→ The task
Return precisely the span of lines from the top of the material below to the line containing "from matplotlib.patches import Ellipse", both included. Pictures are excluded.

== Dataset rows

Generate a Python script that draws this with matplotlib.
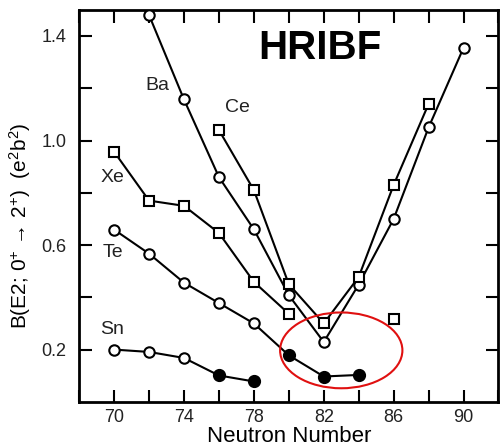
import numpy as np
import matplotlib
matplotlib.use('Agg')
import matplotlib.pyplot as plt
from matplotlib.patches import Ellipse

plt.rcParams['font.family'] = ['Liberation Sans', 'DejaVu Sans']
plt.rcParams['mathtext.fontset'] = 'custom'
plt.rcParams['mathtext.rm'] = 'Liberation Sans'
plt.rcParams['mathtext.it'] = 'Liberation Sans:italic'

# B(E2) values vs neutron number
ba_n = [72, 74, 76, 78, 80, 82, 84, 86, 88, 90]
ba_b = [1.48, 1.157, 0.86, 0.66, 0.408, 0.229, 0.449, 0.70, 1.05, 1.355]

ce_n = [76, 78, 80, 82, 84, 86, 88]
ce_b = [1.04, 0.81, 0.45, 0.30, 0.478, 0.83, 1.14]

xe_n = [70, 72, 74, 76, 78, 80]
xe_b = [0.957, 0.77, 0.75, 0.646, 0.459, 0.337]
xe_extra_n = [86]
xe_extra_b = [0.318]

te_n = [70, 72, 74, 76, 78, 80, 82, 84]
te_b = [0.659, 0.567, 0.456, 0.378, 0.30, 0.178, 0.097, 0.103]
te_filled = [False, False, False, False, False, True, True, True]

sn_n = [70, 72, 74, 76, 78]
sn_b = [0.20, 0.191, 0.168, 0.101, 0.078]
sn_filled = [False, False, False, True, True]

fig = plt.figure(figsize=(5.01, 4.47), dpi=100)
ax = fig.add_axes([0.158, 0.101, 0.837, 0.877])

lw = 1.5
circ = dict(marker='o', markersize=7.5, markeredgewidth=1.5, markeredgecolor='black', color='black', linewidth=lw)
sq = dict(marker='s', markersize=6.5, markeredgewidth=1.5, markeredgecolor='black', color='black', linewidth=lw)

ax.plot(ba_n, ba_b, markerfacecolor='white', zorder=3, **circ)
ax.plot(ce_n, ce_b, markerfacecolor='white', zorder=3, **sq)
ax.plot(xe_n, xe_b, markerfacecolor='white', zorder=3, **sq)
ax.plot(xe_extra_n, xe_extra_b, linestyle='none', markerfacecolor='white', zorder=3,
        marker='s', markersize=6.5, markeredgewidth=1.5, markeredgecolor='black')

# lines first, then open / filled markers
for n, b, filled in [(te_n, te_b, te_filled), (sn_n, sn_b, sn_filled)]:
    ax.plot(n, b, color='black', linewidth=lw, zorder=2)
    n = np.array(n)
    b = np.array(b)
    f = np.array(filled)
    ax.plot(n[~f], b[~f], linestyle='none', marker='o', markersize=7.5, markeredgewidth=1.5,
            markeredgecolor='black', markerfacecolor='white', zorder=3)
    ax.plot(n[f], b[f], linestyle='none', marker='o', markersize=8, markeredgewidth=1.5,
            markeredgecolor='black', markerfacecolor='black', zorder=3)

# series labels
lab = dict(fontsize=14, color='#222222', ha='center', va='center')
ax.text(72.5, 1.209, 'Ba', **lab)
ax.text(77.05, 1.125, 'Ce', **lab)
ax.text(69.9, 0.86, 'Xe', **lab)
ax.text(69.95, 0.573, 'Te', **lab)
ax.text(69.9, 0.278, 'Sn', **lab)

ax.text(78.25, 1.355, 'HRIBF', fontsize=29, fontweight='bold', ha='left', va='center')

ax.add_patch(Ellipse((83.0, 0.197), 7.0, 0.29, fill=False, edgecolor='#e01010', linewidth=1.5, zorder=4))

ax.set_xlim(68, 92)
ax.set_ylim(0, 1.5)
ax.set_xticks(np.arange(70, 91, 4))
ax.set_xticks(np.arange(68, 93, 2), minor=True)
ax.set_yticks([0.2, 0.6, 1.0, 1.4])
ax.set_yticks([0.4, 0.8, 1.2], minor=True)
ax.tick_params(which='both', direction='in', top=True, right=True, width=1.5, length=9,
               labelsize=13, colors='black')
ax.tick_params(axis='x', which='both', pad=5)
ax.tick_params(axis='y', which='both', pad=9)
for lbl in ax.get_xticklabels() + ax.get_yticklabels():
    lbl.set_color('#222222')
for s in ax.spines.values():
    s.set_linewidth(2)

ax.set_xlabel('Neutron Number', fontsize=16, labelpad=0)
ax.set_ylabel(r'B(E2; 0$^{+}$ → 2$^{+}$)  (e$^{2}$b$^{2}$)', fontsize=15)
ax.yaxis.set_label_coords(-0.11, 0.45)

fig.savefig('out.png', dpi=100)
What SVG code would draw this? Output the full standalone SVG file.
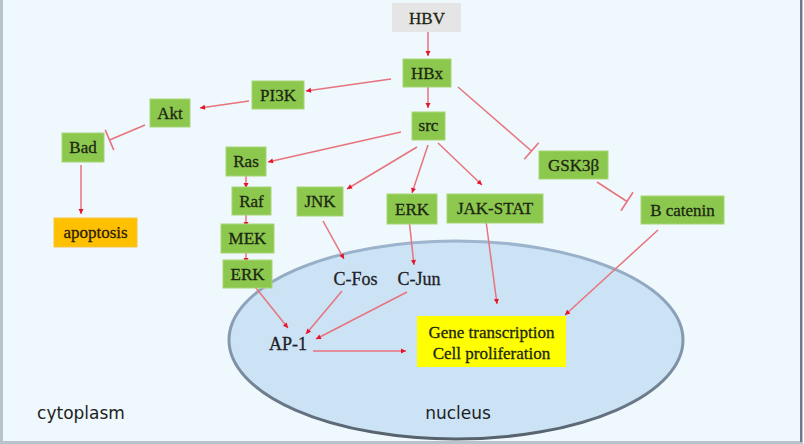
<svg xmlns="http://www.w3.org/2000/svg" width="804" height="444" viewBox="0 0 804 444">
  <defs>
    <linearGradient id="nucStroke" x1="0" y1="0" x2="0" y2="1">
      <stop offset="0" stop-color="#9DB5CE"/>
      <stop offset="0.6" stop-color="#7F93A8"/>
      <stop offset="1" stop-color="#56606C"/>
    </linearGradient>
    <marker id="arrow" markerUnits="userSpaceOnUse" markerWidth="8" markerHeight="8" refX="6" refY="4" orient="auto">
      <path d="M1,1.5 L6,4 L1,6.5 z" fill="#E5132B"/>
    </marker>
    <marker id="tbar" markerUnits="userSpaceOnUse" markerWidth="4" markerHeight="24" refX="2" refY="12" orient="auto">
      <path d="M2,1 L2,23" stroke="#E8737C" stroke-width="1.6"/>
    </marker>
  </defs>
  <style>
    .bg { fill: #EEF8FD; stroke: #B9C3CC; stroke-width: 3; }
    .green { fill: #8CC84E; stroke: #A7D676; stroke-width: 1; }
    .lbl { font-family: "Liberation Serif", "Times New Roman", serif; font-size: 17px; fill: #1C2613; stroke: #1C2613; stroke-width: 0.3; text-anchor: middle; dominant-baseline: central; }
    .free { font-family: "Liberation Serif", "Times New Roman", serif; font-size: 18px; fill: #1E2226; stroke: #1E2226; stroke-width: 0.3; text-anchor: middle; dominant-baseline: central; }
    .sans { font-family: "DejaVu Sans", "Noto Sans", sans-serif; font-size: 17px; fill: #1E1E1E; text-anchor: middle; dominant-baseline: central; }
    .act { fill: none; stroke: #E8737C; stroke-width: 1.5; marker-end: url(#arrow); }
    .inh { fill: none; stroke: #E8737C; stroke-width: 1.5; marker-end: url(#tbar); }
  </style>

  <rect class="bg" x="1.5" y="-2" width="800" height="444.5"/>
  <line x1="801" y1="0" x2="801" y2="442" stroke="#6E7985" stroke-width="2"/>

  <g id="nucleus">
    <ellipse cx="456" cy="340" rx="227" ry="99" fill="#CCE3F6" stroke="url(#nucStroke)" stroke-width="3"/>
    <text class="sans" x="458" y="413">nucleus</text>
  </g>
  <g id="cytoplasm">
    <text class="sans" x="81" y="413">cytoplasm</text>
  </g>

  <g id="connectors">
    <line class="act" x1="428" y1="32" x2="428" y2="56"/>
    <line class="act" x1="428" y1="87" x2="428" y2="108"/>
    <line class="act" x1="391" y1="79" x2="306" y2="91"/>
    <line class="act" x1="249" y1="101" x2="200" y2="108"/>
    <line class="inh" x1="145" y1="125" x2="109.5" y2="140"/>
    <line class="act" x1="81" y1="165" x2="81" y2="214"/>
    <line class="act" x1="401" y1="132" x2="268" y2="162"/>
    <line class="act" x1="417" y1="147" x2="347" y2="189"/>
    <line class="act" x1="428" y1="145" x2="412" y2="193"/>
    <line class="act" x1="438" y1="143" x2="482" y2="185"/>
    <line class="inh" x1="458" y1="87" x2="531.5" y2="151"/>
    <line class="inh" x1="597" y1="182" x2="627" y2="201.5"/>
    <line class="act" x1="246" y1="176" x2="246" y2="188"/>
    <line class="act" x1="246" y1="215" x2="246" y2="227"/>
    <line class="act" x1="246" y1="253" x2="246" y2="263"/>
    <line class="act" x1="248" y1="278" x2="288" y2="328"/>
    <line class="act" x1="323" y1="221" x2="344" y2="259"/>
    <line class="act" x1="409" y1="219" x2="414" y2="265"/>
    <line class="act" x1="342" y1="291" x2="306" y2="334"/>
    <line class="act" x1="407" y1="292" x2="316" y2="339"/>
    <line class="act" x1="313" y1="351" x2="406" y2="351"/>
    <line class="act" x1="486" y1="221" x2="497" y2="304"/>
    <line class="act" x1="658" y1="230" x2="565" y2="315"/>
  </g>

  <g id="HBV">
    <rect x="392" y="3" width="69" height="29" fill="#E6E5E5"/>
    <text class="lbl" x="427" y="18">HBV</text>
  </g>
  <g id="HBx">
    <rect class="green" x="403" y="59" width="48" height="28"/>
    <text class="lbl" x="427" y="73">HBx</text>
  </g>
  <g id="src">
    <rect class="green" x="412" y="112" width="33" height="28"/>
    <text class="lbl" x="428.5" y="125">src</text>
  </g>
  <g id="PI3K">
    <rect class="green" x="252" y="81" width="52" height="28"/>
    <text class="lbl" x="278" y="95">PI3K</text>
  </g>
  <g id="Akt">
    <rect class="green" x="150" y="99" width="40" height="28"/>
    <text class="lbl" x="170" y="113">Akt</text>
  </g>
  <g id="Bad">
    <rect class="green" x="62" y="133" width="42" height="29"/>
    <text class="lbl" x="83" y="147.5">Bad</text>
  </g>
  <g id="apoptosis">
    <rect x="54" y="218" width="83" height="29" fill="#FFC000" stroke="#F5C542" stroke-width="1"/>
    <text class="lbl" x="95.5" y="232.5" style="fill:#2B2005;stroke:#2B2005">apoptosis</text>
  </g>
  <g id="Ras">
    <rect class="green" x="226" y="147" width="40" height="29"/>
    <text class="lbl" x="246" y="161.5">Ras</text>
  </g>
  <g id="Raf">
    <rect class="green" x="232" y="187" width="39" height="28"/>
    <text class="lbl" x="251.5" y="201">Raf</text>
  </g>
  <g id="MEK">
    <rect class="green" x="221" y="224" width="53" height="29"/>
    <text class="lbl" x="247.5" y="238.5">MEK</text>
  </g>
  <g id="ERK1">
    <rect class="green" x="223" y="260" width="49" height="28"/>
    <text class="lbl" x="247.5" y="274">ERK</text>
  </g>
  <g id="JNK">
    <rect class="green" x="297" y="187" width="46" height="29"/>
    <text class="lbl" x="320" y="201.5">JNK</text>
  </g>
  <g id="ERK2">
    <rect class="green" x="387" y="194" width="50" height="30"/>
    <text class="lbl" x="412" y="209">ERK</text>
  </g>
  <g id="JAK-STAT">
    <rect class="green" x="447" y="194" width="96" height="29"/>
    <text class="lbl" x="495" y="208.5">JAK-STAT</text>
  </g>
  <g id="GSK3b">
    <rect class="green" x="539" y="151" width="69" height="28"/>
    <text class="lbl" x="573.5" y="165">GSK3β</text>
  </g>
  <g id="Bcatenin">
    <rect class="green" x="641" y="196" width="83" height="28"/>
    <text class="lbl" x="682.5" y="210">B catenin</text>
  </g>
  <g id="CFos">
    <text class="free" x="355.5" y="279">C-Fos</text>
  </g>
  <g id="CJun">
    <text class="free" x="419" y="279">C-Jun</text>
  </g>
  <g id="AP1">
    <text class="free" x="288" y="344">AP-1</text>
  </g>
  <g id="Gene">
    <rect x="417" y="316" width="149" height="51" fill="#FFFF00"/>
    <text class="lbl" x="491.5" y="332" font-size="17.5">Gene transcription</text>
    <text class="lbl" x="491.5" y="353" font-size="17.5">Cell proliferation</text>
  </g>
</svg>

====

→ Answer to this exercise
Generate a Python script that draws this with matplotlib.
import numpy as np
import matplotlib
matplotlib.use('Agg')
import matplotlib.pyplot as plt
from matplotlib.patches import Ellipse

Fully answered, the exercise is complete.